[SET EXERCISE]:
The entries below should be given again exactly, minus their pictures.

▼

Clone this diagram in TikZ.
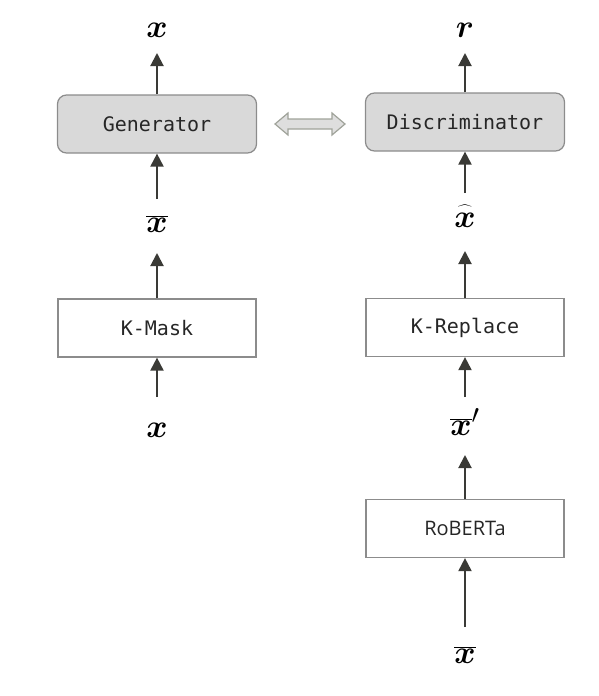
\documentclass[tikz,border=0pt]{standalone}
\usepackage{graphicx}
\usepackage{fontspec}
\usepackage{bm}
\usetikzlibrary{arrows.meta}
\newfontfamily\monof{DejaVu Sans Mono}
\newfontfamily\sansf{Open Sans}
\newcommand{\biglbl}[1]{\scalebox{1.3}{\Huge $#1$}}
\newcommand{\myhatx}{\scalebox{1.3}{\Huge\ooalign{\hfil$\bm{x}$\hfil\cr\hidewidth\raisebox{3pt}{\scalebox{0.72}[1]{$\widehat{\phantom{\bm{x}\bm{x}}}$}}\hidewidth\cr}}}
\definecolor{arrowc}{HTML}{3A3A36}
\definecolor{boxline}{HTML}{8C8C8C}
\definecolor{boxfill}{HTML}{D9D9D9}
\definecolor{dafill}{HTML}{DEDEDE}
\definecolor{daline}{HTML}{A0A39A}
\definecolor{txt}{HTML}{262626}
\tikzset{
  x=1pt,y=1pt,
  gbox/.style={draw=boxline,line width=1.2pt,fill=boxfill,rounded corners=9pt,minimum width=199pt,minimum height=58pt,inner sep=0pt,font=\monof\fontsize{20}{22}\selectfont,text=txt},
  wbox/.style={draw=boxline,line width=1.2pt,fill=white,minimum width=198pt,minimum height=58pt,inner sep=0pt,font=\monof\fontsize{20}{22}\selectfont,text=txt},
  lbl/.style={inner sep=0pt,text=black},
  arr/.style={draw=arrowc,line width=2pt,-{Triangle[length=13pt,width=13pt]},arrowc}
}
\begin{document}
\begin{tikzpicture}
\useasboundingbox (0,0) rectangle (598,-696);
% left column
\node[gbox] (gen) at (157,-124) {Generator};
\node[wbox] (kmask) at (157,-328) {K-Mask};
\node[lbl] (xtop) at (157,-30) {\biglbl{\bm{x}}};
\node[lbl] (xbarL) at (157,-224) {\biglbl{\overline{\bm{x}}}};
\node[lbl] (xin) at (157,-430) {\biglbl{\bm{x}}};
\coordinate (t1) at (157,-53);
\coordinate (s1) at (157,-199);
\coordinate (t2) at (157,-253);
\coordinate (s2) at (157,-397);
\draw[arr] (gen.north) -- (t1);
\draw[arr] (s1) -- (gen.south);
\draw[arr] (kmask.north) -- (t2);
\draw[arr] (s2) -- (kmask.south);
% right column
\node[gbox] (disc) at (465,-122) {Discriminator};
\node[wbox] (krep) at (465,-327.5) {K-Replace};
\node[wbox,font=\sansf\fontsize{20}{22}\selectfont] (rob) at (465,-528.5) {RoBERTa};
\node[lbl] (rtop) at (465,-30) {\biglbl{\bm{r}}};
\node[lbl] (xhat) at (465,-220) {\myhatx};
\node[lbl] (xbarp) at (465,-422) {\biglbl{\overline{\bm{x}}'}};
\node[lbl] (xbarR) at (465,-655) {\biglbl{\overline{\bm{x}}}};
\coordinate (t3) at (465,-53);
\coordinate (s3) at (465,-193);
\coordinate (t4) at (465,-251);
\coordinate (s4) at (465,-397);
\coordinate (t5) at (465,-455);
\coordinate (s5) at (465,-627);
\draw[arr] (disc.north) -- (t3);
\draw[arr] (s3) -- (disc.south);
\draw[arr] (krep.north) -- (t4);
\draw[arr] (s4) -- (krep.south);
\draw[arr] (rob.north) -- (t5);
\draw[arr] (s5) -- (rob.south);
% double arrow
\draw[draw=daline,fill=dafill,line width=1.2pt,line join=miter]
 (275,-124) -- (288,-113) -- (288,-119) -- (332,-119) -- (332,-113) -- (345,-124)
 -- (332,-135) -- (332,-129) -- (288,-129) -- (288,-135) -- cycle;
\end{tikzpicture}
\end{document}
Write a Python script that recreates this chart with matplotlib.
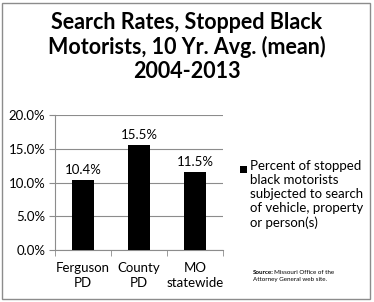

▲

[THE REPLY]:
Clone this diagram in TikZ.
\documentclass[tikz,border=0pt]{standalone}
\usepackage{graphicx}
\usepackage{fontspec}
\usepackage{bm}
\usetikzlibrary{arrows.meta}
\newfontfamily\monof{DejaVu Sans Mono}
\newfontfamily\sansf{Open Sans}
\newcommand{\biglbl}[1]{\scalebox{1.3}{\Huge $#1$}}
\newcommand{\myhatx}{\scalebox{1.3}{\Huge\ooalign{\hfil$\bm{x}$\hfil\cr\hidewidth\raisebox{3pt}{\scalebox{0.72}[1]{$\widehat{\phantom{\bm{x}\bm{x}}}$}}\hidewidth\cr}}}
\definecolor{arrowc}{HTML}{3A3A36}
\definecolor{boxline}{HTML}{8C8C8C}
\definecolor{boxfill}{HTML}{D9D9D9}
\definecolor{dafill}{HTML}{DEDEDE}
\definecolor{daline}{HTML}{A0A39A}
\definecolor{txt}{HTML}{262626}
\tikzset{
  x=1pt,y=1pt,
  gbox/.style={draw=boxline,line width=1.2pt,fill=boxfill,rounded corners=9pt,minimum width=199pt,minimum height=58pt,inner sep=0pt,font=\monof\fontsize{20}{22}\selectfont,text=txt},
  wbox/.style={draw=boxline,line width=1.2pt,fill=white,minimum width=198pt,minimum height=58pt,inner sep=0pt,font=\monof\fontsize{20}{22}\selectfont,text=txt},
  lbl/.style={inner sep=0pt,text=black},
  arr/.style={draw=arrowc,line width=2pt,-{Triangle[length=13pt,width=13pt]},arrowc}
}
\begin{document}
\begin{tikzpicture}
\useasboundingbox (0,0) rectangle (598,-696);
% left column
\node[gbox] (gen) at (157,-124) {Generator};
\node[wbox] (kmask) at (157,-328) {K-Mask};
\node[lbl] (xtop) at (157,-30) {\biglbl{\bm{x}}};
\node[lbl] (xbarL) at (157,-224) {\biglbl{\overline{\bm{x}}}};
\node[lbl] (xin) at (157,-430) {\biglbl{\bm{x}}};
\coordinate (t1) at (157,-53);
\coordinate (s1) at (157,-199);
\coordinate (t2) at (157,-253);
\coordinate (s2) at (157,-397);
\draw[arr] (gen.north) -- (t1);
\draw[arr] (s1) -- (gen.south);
\draw[arr] (kmask.north) -- (t2);
\draw[arr] (s2) -- (kmask.south);
% right column
\node[gbox] (disc) at (465,-122) {Discriminator};
\node[wbox] (krep) at (465,-327.5) {K-Replace};
\node[wbox,font=\sansf\fontsize{20}{22}\selectfont] (rob) at (465,-528.5) {RoBERTa};
\node[lbl] (rtop) at (465,-30) {\biglbl{\bm{r}}};
\node[lbl] (xhat) at (465,-220) {\myhatx};
\node[lbl] (xbarp) at (465,-422) {\biglbl{\overline{\bm{x}}'}};
\node[lbl] (xbarR) at (465,-655) {\biglbl{\overline{\bm{x}}}};
\coordinate (t3) at (465,-53);
\coordinate (s3) at (465,-193);
\coordinate (t4) at (465,-251);
\coordinate (s4) at (465,-397);
\coordinate (t5) at (465,-455);
\coordinate (s5) at (465,-627);
\draw[arr] (disc.north) -- (t3);
\draw[arr] (s3) -- (disc.south);
\draw[arr] (krep.north) -- (t4);
\draw[arr] (s4) -- (krep.south);
\draw[arr] (rob.north) -- (t5);
\draw[arr] (s5) -- (rob.south);
% double arrow
\draw[draw=daline,fill=dafill,line width=1.2pt,line join=miter]
 (275,-124) -- (288,-113) -- (288,-119) -- (332,-119) -- (332,-113) -- (345,-124)
 -- (332,-135) -- (332,-129) -- (288,-129) -- (288,-135) -- cycle;
\end{tikzpicture}
\end{document}
Write a Python script that recreates this chart with matplotlib.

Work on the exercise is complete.